* START Extracted information *

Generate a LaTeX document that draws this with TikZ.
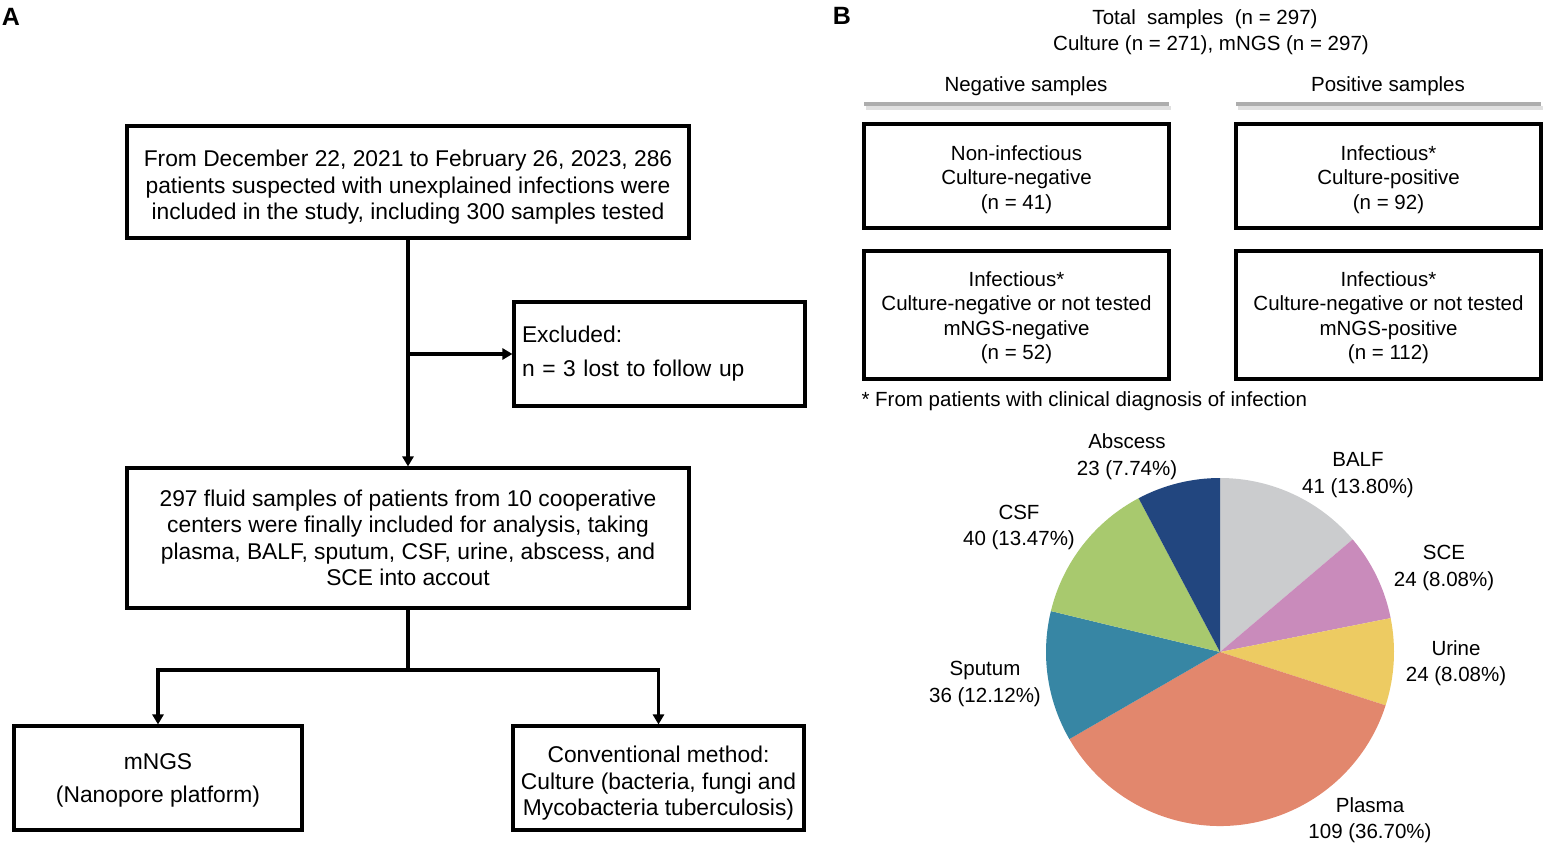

* END Extracted information *
* START Extracted information *

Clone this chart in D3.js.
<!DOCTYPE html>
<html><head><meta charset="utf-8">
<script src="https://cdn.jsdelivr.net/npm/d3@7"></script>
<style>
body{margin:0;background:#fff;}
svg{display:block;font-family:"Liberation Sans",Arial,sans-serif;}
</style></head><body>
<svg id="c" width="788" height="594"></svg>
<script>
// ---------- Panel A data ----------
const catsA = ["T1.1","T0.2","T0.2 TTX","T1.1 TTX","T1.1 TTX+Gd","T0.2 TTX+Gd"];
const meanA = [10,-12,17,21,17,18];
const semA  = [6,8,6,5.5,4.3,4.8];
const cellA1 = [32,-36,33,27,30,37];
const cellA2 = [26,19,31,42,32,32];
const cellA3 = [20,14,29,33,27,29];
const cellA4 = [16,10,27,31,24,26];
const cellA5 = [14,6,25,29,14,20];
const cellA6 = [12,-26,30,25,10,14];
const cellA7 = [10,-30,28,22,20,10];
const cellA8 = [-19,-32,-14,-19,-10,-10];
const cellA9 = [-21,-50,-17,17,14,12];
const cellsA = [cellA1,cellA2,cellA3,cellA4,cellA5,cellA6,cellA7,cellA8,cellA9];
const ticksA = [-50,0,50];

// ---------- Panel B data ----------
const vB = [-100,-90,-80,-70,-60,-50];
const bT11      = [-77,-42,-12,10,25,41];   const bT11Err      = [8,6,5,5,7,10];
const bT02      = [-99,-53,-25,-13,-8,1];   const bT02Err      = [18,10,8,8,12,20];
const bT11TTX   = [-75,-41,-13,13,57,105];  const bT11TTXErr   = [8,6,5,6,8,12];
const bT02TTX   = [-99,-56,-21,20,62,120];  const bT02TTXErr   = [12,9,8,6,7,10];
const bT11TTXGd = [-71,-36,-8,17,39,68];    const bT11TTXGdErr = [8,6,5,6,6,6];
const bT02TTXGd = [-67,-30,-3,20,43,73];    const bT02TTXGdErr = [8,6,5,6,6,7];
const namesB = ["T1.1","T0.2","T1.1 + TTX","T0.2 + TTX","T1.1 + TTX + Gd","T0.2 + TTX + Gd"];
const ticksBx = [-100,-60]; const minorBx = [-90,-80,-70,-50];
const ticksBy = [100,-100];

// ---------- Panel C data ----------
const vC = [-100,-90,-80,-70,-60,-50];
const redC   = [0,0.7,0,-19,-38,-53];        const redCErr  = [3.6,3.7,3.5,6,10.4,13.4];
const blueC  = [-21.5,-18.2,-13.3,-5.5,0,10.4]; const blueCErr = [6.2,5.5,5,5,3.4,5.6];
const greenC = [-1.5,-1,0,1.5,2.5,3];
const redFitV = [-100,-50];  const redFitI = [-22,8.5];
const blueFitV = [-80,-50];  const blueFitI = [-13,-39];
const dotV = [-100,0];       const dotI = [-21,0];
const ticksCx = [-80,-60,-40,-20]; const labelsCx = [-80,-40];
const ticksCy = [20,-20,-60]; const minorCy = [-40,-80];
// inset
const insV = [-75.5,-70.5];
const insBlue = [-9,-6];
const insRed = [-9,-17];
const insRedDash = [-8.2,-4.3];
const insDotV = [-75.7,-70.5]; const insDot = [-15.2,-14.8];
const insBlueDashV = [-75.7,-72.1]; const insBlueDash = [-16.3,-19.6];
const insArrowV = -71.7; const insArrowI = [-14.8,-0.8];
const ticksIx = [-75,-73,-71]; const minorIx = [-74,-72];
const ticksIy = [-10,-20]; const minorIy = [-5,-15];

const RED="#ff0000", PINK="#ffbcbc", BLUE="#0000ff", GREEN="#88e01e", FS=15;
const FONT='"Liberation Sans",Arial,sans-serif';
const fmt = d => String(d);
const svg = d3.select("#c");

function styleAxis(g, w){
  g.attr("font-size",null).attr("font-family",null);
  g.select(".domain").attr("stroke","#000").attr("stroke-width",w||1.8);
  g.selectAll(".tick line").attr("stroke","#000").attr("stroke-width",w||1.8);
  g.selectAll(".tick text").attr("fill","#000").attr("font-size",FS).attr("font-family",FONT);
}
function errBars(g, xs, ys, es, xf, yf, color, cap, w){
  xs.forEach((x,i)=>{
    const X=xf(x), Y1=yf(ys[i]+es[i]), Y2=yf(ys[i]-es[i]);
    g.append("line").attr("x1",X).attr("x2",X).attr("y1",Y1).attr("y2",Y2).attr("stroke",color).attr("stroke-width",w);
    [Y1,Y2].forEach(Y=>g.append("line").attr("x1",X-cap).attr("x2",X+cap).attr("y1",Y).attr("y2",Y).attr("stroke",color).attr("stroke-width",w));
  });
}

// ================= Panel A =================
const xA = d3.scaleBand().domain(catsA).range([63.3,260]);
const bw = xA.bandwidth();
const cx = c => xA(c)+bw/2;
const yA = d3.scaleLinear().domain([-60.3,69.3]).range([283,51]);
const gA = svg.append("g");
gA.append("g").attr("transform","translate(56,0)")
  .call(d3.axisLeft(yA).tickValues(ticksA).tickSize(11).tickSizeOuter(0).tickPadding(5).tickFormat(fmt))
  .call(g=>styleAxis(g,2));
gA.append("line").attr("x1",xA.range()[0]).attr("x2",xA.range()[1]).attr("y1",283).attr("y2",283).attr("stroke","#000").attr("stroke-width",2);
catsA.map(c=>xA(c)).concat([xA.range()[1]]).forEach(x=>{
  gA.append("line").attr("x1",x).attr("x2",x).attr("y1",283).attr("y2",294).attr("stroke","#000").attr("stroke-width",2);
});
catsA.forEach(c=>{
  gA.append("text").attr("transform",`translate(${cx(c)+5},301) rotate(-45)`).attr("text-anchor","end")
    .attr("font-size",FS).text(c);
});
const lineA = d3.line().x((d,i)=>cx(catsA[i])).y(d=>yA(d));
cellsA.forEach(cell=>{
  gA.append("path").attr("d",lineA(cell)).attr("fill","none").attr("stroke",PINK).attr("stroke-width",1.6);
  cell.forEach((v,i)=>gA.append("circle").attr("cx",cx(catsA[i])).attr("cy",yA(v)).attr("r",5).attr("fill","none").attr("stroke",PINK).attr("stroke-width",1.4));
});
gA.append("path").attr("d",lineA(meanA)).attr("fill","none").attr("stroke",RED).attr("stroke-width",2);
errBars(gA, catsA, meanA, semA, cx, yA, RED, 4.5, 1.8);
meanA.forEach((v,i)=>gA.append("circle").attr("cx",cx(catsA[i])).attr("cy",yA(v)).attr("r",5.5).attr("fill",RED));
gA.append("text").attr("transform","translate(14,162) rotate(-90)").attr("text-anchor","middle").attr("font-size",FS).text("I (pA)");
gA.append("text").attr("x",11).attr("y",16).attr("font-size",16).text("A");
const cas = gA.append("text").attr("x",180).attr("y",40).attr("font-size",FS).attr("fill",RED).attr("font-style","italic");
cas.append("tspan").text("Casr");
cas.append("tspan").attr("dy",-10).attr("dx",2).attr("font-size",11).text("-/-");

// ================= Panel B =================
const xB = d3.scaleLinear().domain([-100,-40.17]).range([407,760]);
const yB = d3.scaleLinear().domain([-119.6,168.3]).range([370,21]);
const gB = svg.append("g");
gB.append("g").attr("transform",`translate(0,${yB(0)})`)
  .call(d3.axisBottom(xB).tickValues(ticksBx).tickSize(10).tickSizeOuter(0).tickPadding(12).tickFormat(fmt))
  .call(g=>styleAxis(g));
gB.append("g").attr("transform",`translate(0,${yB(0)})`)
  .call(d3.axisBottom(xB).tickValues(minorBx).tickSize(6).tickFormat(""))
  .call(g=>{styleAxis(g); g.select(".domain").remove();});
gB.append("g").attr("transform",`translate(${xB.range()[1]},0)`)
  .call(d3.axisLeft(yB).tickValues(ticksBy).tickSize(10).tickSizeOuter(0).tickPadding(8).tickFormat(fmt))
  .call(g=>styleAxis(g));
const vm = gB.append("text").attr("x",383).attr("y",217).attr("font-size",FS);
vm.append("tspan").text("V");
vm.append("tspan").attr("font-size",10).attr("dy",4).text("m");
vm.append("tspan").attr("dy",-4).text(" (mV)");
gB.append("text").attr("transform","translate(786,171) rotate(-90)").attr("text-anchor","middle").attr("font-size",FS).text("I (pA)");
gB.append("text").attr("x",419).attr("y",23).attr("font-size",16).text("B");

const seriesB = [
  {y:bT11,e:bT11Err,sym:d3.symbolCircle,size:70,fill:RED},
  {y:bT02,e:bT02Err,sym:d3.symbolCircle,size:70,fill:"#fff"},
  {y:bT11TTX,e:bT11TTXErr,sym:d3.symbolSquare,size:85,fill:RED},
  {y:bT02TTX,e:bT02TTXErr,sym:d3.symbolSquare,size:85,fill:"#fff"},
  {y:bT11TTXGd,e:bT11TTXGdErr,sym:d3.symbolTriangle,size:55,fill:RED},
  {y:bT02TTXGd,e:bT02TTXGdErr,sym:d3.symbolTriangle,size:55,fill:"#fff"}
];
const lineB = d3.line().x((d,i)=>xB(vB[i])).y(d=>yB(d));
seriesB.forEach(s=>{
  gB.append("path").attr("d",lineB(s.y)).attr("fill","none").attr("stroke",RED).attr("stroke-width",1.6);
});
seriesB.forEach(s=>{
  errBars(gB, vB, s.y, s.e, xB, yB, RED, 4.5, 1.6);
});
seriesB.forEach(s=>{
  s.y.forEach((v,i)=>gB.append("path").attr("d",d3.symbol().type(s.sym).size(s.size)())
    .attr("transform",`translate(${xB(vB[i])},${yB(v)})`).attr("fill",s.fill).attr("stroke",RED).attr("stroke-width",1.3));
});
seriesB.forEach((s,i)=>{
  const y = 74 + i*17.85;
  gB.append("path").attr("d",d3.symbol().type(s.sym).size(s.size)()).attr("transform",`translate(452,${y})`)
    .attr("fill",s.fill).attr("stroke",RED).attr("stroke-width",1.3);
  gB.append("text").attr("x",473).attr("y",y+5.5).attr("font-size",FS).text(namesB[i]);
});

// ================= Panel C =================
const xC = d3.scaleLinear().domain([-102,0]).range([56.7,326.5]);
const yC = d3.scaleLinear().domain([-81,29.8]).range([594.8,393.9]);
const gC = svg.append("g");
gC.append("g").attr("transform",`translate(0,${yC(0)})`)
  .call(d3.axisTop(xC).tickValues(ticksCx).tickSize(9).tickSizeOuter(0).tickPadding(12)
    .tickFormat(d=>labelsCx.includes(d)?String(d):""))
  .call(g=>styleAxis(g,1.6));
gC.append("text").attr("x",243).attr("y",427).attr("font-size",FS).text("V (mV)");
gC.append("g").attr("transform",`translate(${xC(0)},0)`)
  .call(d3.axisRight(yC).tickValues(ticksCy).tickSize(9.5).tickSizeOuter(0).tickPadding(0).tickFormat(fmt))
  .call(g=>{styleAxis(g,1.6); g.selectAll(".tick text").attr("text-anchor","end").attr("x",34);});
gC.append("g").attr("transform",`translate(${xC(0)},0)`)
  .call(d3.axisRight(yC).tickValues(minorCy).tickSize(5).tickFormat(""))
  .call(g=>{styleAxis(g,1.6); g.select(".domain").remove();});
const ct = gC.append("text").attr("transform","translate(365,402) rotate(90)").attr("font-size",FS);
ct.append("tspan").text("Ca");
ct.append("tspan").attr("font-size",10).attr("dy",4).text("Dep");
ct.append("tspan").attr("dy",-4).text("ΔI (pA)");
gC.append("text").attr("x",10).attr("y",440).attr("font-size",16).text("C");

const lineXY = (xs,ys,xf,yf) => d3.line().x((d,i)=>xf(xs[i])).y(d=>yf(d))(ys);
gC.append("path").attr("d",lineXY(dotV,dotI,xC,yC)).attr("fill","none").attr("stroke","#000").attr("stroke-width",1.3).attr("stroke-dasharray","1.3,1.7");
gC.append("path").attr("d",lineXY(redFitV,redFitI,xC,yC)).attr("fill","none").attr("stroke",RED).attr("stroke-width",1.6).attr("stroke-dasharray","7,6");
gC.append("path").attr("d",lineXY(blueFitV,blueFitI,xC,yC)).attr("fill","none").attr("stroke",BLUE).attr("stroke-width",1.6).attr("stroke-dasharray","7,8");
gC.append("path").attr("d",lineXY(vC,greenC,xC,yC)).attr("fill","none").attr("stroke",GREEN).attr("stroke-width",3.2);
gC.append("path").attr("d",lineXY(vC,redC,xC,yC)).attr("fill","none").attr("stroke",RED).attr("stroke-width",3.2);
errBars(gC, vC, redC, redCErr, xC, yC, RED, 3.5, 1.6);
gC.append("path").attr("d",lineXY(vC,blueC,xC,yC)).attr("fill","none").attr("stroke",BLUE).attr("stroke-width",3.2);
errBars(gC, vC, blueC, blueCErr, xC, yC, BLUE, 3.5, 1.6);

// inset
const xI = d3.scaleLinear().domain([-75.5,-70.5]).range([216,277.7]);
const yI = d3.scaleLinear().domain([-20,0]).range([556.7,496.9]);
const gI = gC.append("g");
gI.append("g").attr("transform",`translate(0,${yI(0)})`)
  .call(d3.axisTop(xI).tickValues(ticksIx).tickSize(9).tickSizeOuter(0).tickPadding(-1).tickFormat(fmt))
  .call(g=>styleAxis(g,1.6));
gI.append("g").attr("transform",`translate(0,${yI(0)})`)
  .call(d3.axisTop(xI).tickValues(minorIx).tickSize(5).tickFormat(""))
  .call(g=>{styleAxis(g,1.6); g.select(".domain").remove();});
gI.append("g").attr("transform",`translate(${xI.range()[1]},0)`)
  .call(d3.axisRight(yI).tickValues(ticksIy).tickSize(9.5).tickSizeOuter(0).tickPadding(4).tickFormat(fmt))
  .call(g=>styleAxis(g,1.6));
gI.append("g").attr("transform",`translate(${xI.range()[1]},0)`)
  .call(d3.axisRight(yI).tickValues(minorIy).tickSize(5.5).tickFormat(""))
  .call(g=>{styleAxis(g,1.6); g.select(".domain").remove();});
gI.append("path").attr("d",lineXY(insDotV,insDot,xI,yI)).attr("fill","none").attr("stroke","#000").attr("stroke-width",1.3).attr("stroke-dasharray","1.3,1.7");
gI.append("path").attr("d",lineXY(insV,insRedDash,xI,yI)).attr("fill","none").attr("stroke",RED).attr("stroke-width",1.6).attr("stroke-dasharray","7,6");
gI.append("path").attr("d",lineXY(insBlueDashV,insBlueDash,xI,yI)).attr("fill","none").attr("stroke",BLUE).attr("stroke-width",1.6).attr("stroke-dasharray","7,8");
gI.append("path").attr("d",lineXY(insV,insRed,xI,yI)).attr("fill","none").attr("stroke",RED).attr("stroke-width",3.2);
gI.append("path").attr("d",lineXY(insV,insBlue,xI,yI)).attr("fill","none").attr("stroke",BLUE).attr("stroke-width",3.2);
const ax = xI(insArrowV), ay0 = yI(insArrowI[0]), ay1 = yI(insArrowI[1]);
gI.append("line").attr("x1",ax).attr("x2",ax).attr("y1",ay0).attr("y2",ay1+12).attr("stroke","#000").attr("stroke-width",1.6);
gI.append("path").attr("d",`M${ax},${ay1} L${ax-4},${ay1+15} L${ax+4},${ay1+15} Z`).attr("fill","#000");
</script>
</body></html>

* END Extracted information *

### Exercise details
Find every line above that contains the word "this", and return each one.

### The output
Generate a LaTeX document that draws this with TikZ.
Clone this chart in D3.js.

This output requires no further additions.